- Written task
Write out the data again exactly, skipping every picture.

- Provided data
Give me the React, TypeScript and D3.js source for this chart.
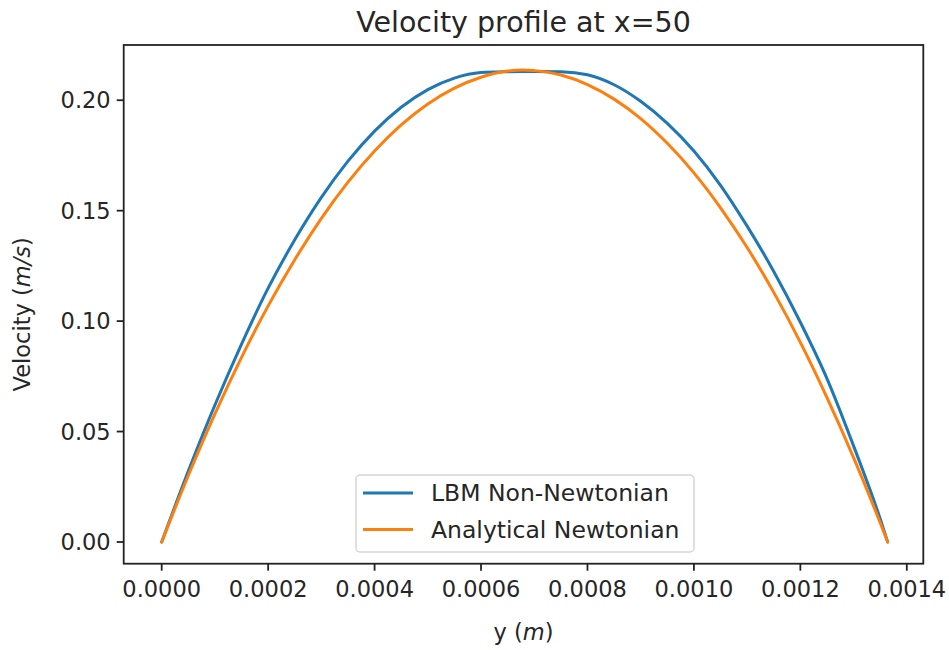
import React from "react";
import * as d3 from "d3";

const yPos: number[] = [0, 0.00005, 0.0001, 0.00015, 0.0002, 0.00025, 0.0003, 0.00035, 0.0004, 0.00045, 0.0005, 0.00055, 0.0006, 0.00065, 0.00068, 0.0007, 0.00075, 0.0008, 0.00085, 0.0009, 0.00095, 0.001, 0.00105, 0.0011, 0.00115, 0.0012, 0.00125, 0.0013, 0.00135, 0.001364];
const lbmVel: number[] = [0, 0.0321, 0.062, 0.0896, 0.1149, 0.1368, 0.156, 0.1724, 0.186, 0.1968, 0.2048, 0.21, 0.2125, 0.2129, 0.213, 0.213, 0.2129, 0.2115, 0.207, 0.1995, 0.1895, 0.177, 0.1615, 0.143, 0.1225, 0.0995, 0.074, 0.0435, 0.0105, 0];
const analyticVel: number[] = [0, 0.0301, 0.058, 0.0836, 0.1069, 0.1278, 0.1465, 0.1629, 0.177, 0.1888, 0.1983, 0.2055, 0.2104, 0.2132, 0.2137, 0.2134, 0.2114, 0.2071, 0.2005, 0.1917, 0.1805, 0.1671, 0.1513, 0.1333, 0.113, 0.0904, 0.0654, 0.0382, 0.0087, 0];
const xTicks: number[] = [0, 0.0002, 0.0004, 0.0006, 0.0008, 0.001, 0.0012, 0.0014];
const yTicks: number[] = [0, 0.05, 0.1, 0.15, 0.2];
const seriesNames: string[] = ["LBM Non-Newtonian", "Analytical Newtonian"];
const colors: string[] = ["#1f77b4", "#ff7f0e"];

const FONT = "'DejaVu Sans', sans-serif";

export default function App() {
  const left = 123.7, right = 923.3, top = 45, bottom = 563.7;
  const x = d3.scaleLinear().domain([-0.0000714, 0.001431]).range([left, right]);
  const y = d3.scaleLinear().domain([-0.00983, 0.225]).range([bottom, top]);
  const line = d3.line<[number, number]>().x((d) => x(d[0])).y((d) => y(d[1])).curve(d3.curveMonotoneX);
  const series = [lbmVel, analyticVel];
  const tickLen = 7;
  return (
    <svg width={949} height={650} style={{ position: "absolute", left: 0, top: 0, background: "#fff" }} fontFamily={FONT}>
      <rect x={0} y={0} width={949} height={650} fill="#fff" />
      {series.map((s, i) => (
        <path key={i} d={line(yPos.map((p, j) => [p, s[j]] as [number, number])) || ""} fill="none" stroke={colors[i]} strokeWidth={3} strokeLinejoin="round" strokeLinecap="round" />
      ))}
      <rect x={left} y={top} width={right - left} height={bottom - top} fill="none" stroke="#222" strokeWidth={1.8} />
      {xTicks.map((t) => (
        <g key={t} transform={`translate(${x(t)},0)`}>
          <line y1={bottom} y2={bottom + tickLen} stroke="#222" strokeWidth={1.8} />
          <text y={bottom + 16} dy="0.76em" textAnchor="middle" fontSize={22.5} fill="#262626">{t.toFixed(4)}</text>
        </g>
      ))}
      {yTicks.map((t) => (
        <g key={t} transform={`translate(0,${y(t)})`}>
          <line x1={left - tickLen} x2={left} stroke="#222" strokeWidth={1.8} />
          <text x={left - tickLen - 6} dy="0.36em" textAnchor="end" fontSize={22.5} fill="#262626">{t.toFixed(2)}</text>
        </g>
      ))}
      <text x={(left + right) / 2} y={32} textAnchor="middle" fontSize={28.5} fill="#262626">Velocity profile at x=50</text>
      <text x={(left + right) / 2} y={640} textAnchor="middle" fontSize={22.5} fill="#262626">
        y (<tspan fontStyle="italic">m</tspan>)
      </text>
      <text transform={`translate(30,${(top + bottom) / 2 + 10}) rotate(-90)`} textAnchor="middle" fontSize={22.5} fill="#262626">
        Velocity (<tspan fontStyle="italic">m/s</tspan>)
      </text>
      <g>
        <rect x={356} y={475} width={338} height={77} rx={4} fill="#fff" fillOpacity={0.8} stroke="#d5d5d5" strokeWidth={1.5} />
        {seriesNames.map((n, i) => (
          <g key={n} transform={`translate(0,${493 + i * 36.5})`}>
            <line x1={363} x2={413} stroke={colors[i]} strokeWidth={3} />
            <text x={431} dy="0.36em" fontSize={23.5} fill="#262626">{n}</text>
          </g>
        ))}
      </g>
    </svg>
  );
}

- Task output
Give me the React, TypeScript and D3.js source for this chart.
import React from "react";
import * as d3 from "d3";

const yPos: number[] = [0, 0.00005, 0.0001, 0.00015, 0.0002, 0.00025, 0.0003, 0.00035, 0.0004, 0.00045, 0.0005, 0.00055, 0.0006, 0.00065, 0.00068, 0.0007, 0.00075, 0.0008, 0.00085, 0.0009, 0.00095, 0.001, 0.00105, 0.0011, 0.00115, 0.0012, 0.00125, 0.0013, 0.00135, 0.001364];
const lbmVel: number[] = [0, 0.0321, 0.062, 0.0896, 0.1149, 0.1368, 0.156, 0.1724, 0.186, 0.1968, 0.2048, 0.21, 0.2125, 0.2129, 0.213, 0.213, 0.2129, 0.2115, 0.207, 0.1995, 0.1895, 0.177, 0.1615, 0.143, 0.1225, 0.0995, 0.074, 0.0435, 0.0105, 0];
const analyticVel: number[] = [0, 0.0301, 0.058, 0.0836, 0.1069, 0.1278, 0.1465, 0.1629, 0.177, 0.1888, 0.1983, 0.2055, 0.2104, 0.2132, 0.2137, 0.2134, 0.2114, 0.2071, 0.2005, 0.1917, 0.1805, 0.1671, 0.1513, 0.1333, 0.113, 0.0904, 0.0654, 0.0382, 0.0087, 0];
const xTicks: number[] = [0, 0.0002, 0.0004, 0.0006, 0.0008, 0.001, 0.0012, 0.0014];
const yTicks: number[] = [0, 0.05, 0.1, 0.15, 0.2];
const seriesNames: string[] = ["LBM Non-Newtonian", "Analytical Newtonian"];
const colors: string[] = ["#1f77b4", "#ff7f0e"];

const FONT = "'DejaVu Sans', sans-serif";

export default function App() {
  const left = 123.7, right = 923.3, top = 45, bottom = 563.7;
  const x = d3.scaleLinear().domain([-0.0000714, 0.001431]).range([left, right]);
  const y = d3.scaleLinear().domain([-0.00983, 0.225]).range([bottom, top]);
  const line = d3.line<[number, number]>().x((d) => x(d[0])).y((d) => y(d[1])).curve(d3.curveMonotoneX);
  const series = [lbmVel, analyticVel];
  const tickLen = 7;
  return (
    <svg width={949} height={650} style={{ position: "absolute", left: 0, top: 0, background: "#fff" }} fontFamily={FONT}>
      <rect x={0} y={0} width={949} height={650} fill="#fff" />
      {series.map((s, i) => (
        <path key={i} d={line(yPos.map((p, j) => [p, s[j]] as [number, number])) || ""} fill="none" stroke={colors[i]} strokeWidth={3} strokeLinejoin="round" strokeLinecap="round" />
      ))}
      <rect x={left} y={top} width={right - left} height={bottom - top} fill="none" stroke="#222" strokeWidth={1.8} />
      {xTicks.map((t) => (
        <g key={t} transform={`translate(${x(t)},0)`}>
          <line y1={bottom} y2={bottom + tickLen} stroke="#222" strokeWidth={1.8} />
          <text y={bottom + 16} dy="0.76em" textAnchor="middle" fontSize={22.5} fill="#262626">{t.toFixed(4)}</text>
        </g>
      ))}
      {yTicks.map((t) => (
        <g key={t} transform={`translate(0,${y(t)})`}>
          <line x1={left - tickLen} x2={left} stroke="#222" strokeWidth={1.8} />
          <text x={left - tickLen - 6} dy="0.36em" textAnchor="end" fontSize={22.5} fill="#262626">{t.toFixed(2)}</text>
        </g>
      ))}
      <text x={(left + right) / 2} y={32} textAnchor="middle" fontSize={28.5} fill="#262626">Velocity profile at x=50</text>
      <text x={(left + right) / 2} y={640} textAnchor="middle" fontSize={22.5} fill="#262626">
        y (<tspan fontStyle="italic">m</tspan>)
      </text>
      <text transform={`translate(30,${(top + bottom) / 2 + 10}) rotate(-90)`} textAnchor="middle" fontSize={22.5} fill="#262626">
        Velocity (<tspan fontStyle="italic">m/s</tspan>)
      </text>
      <g>
        <rect x={356} y={475} width={338} height={77} rx={4} fill="#fff" fillOpacity={0.8} stroke="#d5d5d5" strokeWidth={1.5} />
        {seriesNames.map((n, i) => (
          <g key={n} transform={`translate(0,${493 + i * 36.5})`}>
            <line x1={363} x2={413} stroke={colors[i]} strokeWidth={3} />
            <text x={431} dy="0.36em" fontSize={23.5} fill="#262626">{n}</text>
          </g>
        ))}
      </g>
    </svg>
  );
}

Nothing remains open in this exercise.